What to work on
Identify each line below containing the string "with" and copy it.

Data provided
◆ ◆ ◆ ◆
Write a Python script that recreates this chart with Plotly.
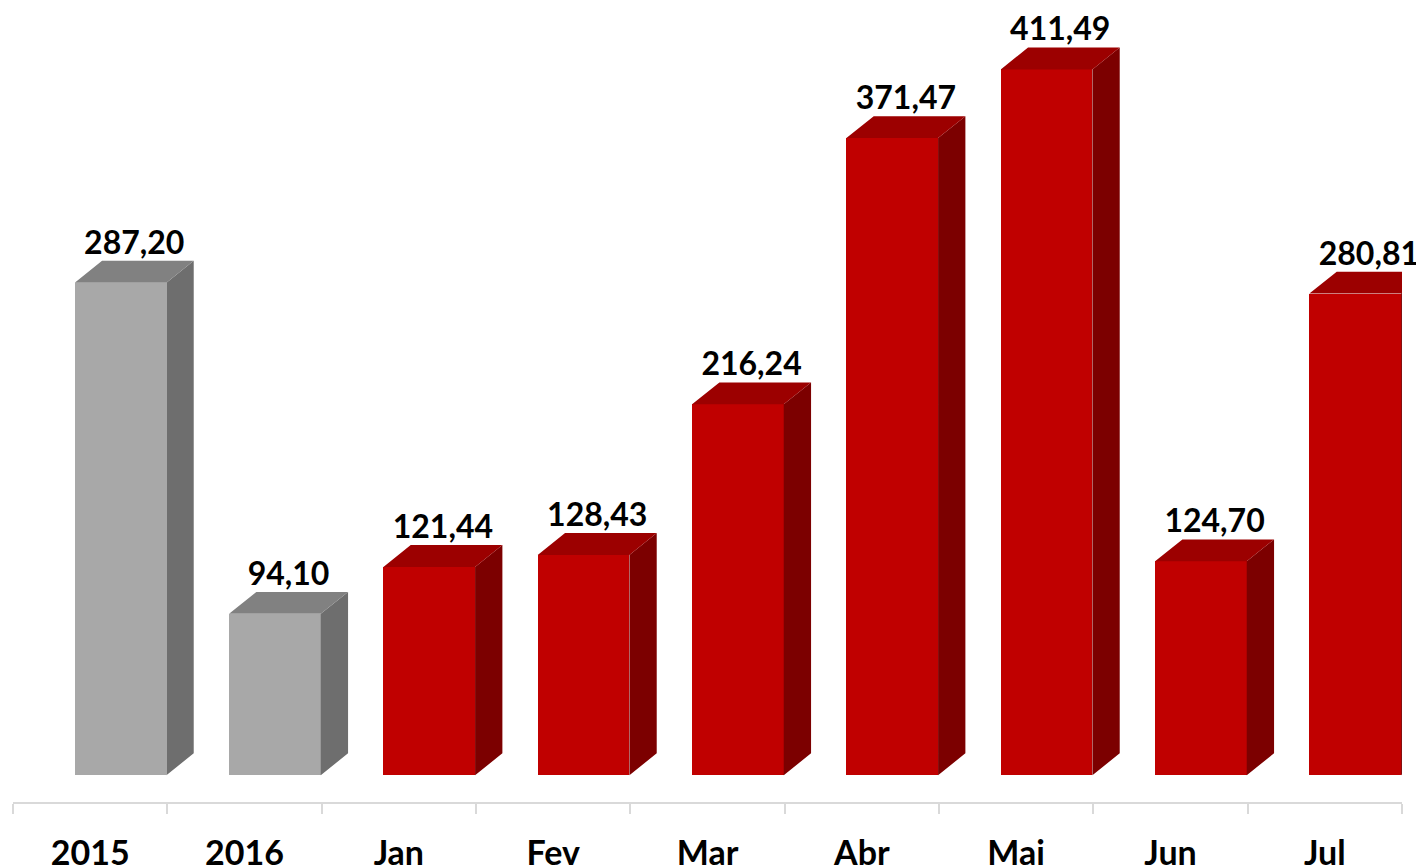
◆ ◆ ◆ ◆
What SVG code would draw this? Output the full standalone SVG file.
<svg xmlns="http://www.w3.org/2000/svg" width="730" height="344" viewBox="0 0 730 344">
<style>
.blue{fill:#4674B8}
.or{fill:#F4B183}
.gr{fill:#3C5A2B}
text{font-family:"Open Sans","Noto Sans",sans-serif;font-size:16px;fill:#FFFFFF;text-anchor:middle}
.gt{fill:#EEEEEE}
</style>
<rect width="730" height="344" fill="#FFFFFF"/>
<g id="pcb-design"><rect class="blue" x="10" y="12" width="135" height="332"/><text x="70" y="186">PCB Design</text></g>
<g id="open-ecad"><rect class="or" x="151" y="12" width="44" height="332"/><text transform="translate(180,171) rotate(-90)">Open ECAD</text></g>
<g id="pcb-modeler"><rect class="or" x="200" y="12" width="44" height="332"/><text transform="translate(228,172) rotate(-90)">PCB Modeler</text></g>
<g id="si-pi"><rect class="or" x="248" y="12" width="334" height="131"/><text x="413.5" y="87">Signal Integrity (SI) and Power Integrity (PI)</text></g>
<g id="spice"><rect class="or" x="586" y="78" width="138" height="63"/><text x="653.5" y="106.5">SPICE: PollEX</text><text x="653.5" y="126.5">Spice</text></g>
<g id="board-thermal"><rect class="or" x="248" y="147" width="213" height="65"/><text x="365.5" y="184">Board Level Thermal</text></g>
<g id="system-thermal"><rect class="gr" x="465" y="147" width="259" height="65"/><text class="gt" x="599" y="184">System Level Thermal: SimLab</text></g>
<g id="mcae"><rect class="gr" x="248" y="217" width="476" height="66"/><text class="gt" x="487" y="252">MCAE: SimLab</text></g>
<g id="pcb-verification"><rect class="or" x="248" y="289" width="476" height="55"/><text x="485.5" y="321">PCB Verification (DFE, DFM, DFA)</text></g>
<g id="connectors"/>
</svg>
◆ ◆ ◆ ◆
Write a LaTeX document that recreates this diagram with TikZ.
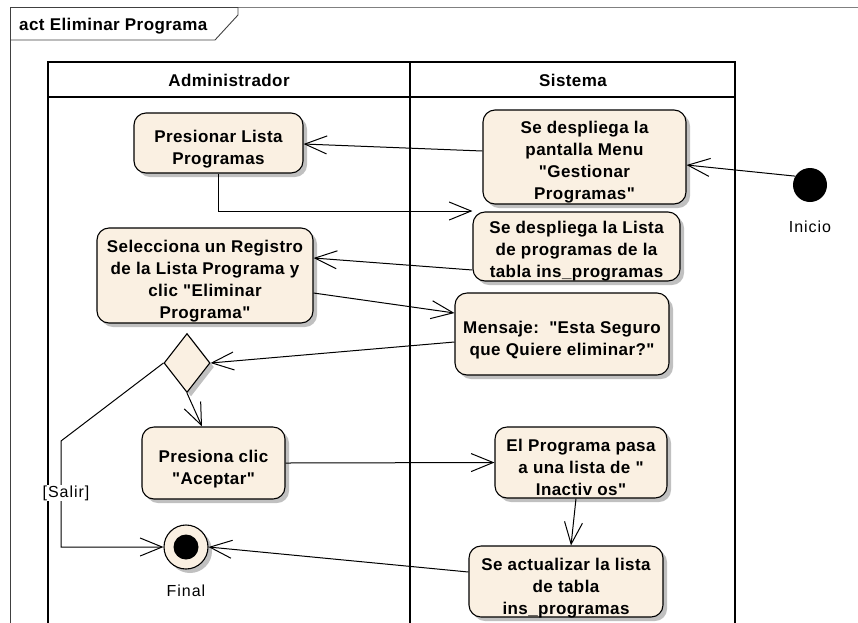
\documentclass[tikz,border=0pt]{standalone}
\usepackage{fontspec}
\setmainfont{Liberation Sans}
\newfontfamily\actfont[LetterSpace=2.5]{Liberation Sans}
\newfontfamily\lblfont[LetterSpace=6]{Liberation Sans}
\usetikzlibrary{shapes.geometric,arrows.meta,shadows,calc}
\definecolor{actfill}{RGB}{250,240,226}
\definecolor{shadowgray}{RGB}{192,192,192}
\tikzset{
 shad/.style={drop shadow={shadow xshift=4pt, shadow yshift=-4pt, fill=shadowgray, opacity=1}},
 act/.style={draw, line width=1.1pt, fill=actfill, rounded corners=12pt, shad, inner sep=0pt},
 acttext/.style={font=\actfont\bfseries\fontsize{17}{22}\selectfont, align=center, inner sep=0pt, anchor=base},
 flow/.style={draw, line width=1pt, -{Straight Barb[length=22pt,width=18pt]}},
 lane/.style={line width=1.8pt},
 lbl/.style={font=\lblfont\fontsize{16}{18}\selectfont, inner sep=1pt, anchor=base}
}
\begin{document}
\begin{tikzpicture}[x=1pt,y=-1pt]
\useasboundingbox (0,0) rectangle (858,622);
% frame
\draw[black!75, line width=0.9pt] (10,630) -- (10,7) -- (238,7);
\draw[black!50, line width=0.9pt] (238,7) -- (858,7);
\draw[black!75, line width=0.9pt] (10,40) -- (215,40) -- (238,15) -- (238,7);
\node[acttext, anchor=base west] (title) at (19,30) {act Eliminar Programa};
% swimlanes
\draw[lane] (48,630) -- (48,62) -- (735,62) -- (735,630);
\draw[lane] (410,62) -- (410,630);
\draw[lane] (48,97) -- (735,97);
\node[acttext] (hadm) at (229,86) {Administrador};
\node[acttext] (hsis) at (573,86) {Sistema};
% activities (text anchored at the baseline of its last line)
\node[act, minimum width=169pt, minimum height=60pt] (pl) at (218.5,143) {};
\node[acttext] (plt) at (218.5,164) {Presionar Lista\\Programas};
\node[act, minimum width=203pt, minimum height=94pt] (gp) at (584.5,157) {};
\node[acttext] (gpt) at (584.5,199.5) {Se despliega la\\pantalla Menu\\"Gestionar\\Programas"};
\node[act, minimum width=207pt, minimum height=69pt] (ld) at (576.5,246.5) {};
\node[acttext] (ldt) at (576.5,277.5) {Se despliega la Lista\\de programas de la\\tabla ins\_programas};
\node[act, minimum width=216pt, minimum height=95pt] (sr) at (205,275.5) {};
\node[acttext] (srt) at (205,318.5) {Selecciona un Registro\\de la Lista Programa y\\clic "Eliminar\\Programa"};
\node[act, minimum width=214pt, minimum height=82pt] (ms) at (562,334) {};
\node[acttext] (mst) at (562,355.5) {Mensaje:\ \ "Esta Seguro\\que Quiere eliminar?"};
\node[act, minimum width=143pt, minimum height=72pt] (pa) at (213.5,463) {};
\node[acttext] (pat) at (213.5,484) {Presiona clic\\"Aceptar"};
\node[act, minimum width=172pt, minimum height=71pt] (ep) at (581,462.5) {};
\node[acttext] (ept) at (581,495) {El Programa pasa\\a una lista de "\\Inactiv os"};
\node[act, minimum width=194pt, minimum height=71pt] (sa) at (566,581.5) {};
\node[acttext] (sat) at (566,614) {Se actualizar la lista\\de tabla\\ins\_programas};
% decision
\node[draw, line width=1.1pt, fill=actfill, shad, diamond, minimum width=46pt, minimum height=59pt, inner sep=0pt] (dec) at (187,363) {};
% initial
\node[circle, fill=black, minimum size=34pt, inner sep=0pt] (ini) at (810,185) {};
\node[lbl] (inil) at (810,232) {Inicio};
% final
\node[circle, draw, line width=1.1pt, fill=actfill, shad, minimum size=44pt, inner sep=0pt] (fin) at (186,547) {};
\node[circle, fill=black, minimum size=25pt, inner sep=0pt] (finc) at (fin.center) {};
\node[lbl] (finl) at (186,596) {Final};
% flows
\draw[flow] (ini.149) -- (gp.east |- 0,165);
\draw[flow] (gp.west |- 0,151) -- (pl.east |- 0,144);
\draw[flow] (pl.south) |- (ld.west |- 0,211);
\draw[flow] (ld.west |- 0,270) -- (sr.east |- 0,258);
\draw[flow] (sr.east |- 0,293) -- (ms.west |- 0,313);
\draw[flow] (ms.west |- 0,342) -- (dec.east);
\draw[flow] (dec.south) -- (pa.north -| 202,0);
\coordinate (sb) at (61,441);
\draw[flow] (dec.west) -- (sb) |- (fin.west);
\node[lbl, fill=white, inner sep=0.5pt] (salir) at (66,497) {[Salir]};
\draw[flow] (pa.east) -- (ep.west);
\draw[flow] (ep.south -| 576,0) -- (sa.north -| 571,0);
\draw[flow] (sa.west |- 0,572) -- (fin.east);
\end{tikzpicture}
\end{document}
◆ ◆ ◆ ◆
Answer for the task
Write a Python script that recreates this chart with Plotly.
Write a LaTeX document that recreates this diagram with TikZ.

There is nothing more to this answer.